SCREEN CAPTURE / CNN
Sen. Kamala Harris addresses the question about race.

Of all the declared candidates running for POTUS in 2020, Sen. Kamala Harris, D-CA,  has been the most outspoken and least afraid to address that hot-button topic.

Speaking at a campaign event in South Carolina, Harris was asked a pointed question about race in America by Meg Oliver, a voter who identified herself as being raised as "a daughter of the south" and said she has is very close to people with unabashedly racist views -- including her father who she believes "was most likely in the KKK."

"I am embarrassed at what I see with a lot of the southerners and a lot of the members of our Congress," Oliver said in preceding her question. "I'm wondering what you can do... to heal the racial divides that Donald Trump has emboldened and what we as white people who don't believe in that and don't support that -- what can we do to help offset the obvious flashpoints of racial divide in this country."

Harris didn't hesitate in answering.  "For too long, frankly in our country, for too long we have not had these honest discussions about race. We've just not. You can look at textbooks in public schools that have erased so much of the history, the awful shameful history on race in this country."

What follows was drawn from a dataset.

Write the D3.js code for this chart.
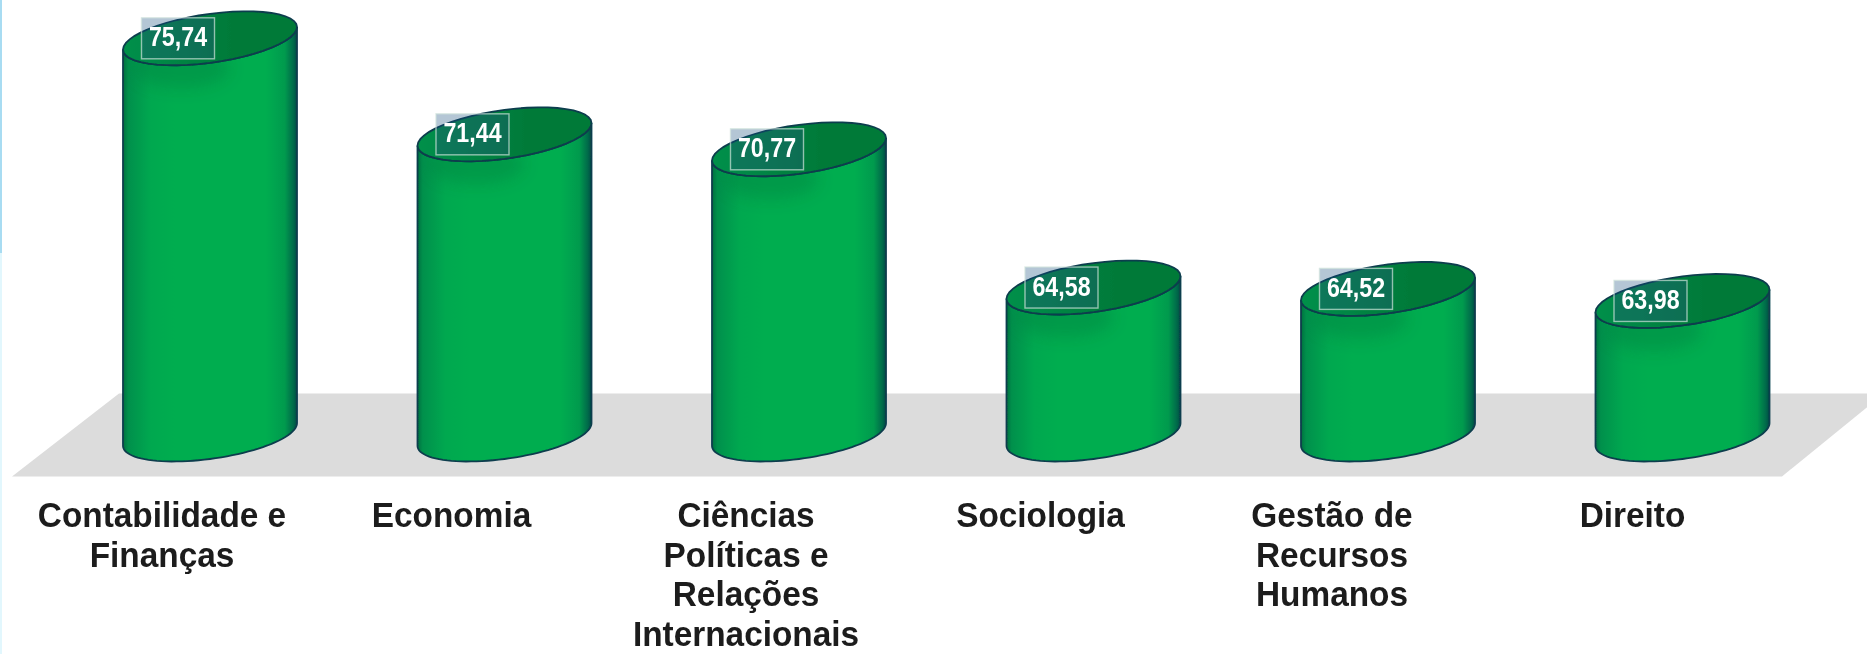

Lynching, until a few months ago, Harris cited as an example. Congress has tried but failed to pass anti-lynching legislation roughly 200 times since 1918, according to Harris's office. She co-authored, along with presidential candidate Cory Booker, D-NJ, a Senate bill makes lynching a federal crime. 

Harris went on to tell the South Carolina audience that in order to move the "uncomfortable" conversation about race forward, "we have to speak truth to what happened."

"And we have to do it understanding -- and to the point of the spirit of you raising it, and the way you did -- it is in our collective best interest to speak these truths, to acknowledge what happened, to acknowledge then the vestiges of it that remain because they do. To get to a place where we can heal and we can be better. And I believe that is going to have to be about leadership -- that one is to your point -- not stoking the racism, the anti-Semitism, the white supremacy that we have been seeing because that is happening," she said.

"I know we are better than this, I believe that. But we will not achieve our true strength as a country if we fail to acknowledge the truth and speak it and recognize what must be done to address it," Harris said.


Efforts to put her in a racial or ethnic box has dogged the senator since she ran for office as San Francisco's District Attorney.

Being bi-racial -- her mother is from India and her father is from Jamaica -- Harris is continually being asked to talk about race: about her racial origins, how her parents affected her personal outlook and how she plans to heal the racial divide in the U.S.

Both the Indian American and Black communities claim her as one of their own and have trouble accepting the other half of her racial identity.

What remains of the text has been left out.